Work to be completed:
Retype the lines beneath this one, from the first through the line containing "from bokeh.resources import INLINE". Pictures are left out.

Given information:
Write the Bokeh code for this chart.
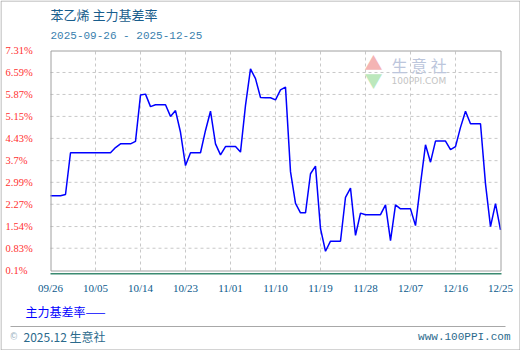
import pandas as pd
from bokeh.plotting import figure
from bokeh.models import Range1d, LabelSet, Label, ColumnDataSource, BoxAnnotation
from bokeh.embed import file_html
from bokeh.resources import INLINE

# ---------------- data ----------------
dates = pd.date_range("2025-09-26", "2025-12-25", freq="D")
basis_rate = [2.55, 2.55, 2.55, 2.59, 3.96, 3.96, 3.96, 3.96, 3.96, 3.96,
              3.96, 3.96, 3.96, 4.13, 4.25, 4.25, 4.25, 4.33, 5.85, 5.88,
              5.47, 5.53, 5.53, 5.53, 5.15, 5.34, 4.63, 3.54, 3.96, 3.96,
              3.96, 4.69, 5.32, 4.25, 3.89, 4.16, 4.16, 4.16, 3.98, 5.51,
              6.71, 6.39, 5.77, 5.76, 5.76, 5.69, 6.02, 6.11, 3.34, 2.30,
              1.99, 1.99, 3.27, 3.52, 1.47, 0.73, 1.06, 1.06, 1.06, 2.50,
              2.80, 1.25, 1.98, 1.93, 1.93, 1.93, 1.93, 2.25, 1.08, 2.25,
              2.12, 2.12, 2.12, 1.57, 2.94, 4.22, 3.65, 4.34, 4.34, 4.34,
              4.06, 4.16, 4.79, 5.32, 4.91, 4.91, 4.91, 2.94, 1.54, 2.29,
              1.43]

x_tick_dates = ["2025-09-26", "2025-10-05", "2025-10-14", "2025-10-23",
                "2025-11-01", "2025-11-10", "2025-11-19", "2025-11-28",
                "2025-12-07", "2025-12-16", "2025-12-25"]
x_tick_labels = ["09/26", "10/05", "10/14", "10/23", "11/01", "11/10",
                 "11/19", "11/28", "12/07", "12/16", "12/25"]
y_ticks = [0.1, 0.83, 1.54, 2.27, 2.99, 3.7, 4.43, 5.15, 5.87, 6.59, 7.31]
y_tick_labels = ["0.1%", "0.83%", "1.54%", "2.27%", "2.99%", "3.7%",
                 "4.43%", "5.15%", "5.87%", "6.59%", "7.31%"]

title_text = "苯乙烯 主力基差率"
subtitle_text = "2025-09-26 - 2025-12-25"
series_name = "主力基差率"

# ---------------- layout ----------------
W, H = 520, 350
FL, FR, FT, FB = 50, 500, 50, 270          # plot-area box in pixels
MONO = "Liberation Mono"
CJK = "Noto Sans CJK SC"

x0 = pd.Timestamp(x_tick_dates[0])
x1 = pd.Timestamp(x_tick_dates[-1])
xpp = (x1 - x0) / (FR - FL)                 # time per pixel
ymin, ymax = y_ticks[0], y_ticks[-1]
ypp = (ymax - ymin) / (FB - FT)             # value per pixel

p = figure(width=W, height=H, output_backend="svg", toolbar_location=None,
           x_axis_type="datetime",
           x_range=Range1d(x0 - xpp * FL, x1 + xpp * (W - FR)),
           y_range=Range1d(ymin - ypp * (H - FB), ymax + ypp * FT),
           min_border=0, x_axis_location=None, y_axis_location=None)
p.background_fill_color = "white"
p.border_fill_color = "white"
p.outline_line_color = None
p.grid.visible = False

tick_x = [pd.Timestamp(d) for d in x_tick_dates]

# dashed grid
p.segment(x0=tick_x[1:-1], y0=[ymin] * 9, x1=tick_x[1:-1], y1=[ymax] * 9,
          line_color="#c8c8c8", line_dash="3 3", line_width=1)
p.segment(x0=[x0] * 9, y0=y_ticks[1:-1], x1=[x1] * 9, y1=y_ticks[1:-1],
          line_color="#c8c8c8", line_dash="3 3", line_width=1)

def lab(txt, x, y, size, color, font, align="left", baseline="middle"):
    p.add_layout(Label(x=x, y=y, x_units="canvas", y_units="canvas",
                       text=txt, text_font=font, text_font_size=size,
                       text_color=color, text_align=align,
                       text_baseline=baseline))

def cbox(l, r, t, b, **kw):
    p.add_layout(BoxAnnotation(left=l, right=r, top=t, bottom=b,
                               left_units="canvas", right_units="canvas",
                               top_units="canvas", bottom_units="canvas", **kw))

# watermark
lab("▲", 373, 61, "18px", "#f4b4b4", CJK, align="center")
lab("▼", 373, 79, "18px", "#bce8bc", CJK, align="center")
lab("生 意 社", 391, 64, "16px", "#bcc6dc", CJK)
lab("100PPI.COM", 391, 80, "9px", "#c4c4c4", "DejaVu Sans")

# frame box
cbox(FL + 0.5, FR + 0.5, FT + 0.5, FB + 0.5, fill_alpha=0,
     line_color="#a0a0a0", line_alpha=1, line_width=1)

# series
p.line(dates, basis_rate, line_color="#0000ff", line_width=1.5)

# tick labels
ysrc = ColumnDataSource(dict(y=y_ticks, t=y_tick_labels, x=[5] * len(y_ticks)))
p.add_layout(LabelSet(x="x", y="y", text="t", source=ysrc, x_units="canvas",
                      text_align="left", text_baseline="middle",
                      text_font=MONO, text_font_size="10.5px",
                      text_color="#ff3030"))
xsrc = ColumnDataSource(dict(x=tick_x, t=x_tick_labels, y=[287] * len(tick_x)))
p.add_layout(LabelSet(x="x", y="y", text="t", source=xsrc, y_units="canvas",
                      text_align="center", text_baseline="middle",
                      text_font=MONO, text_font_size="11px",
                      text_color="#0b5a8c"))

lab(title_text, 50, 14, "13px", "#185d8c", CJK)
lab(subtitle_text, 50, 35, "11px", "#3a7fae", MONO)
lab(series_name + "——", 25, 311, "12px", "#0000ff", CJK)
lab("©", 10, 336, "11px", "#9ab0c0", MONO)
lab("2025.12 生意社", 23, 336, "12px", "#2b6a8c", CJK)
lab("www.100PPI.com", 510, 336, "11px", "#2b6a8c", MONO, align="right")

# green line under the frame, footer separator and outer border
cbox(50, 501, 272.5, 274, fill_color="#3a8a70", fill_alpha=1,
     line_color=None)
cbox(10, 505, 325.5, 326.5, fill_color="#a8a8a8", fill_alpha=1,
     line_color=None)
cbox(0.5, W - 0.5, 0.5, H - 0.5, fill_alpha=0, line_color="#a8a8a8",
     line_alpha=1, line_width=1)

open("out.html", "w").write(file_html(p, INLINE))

The solution:
Write the Bokeh code for this chart.
import pandas as pd
from bokeh.plotting import figure
from bokeh.models import Range1d, LabelSet, Label, ColumnDataSource, BoxAnnotation
from bokeh.embed import file_html
from bokeh.resources import INLINE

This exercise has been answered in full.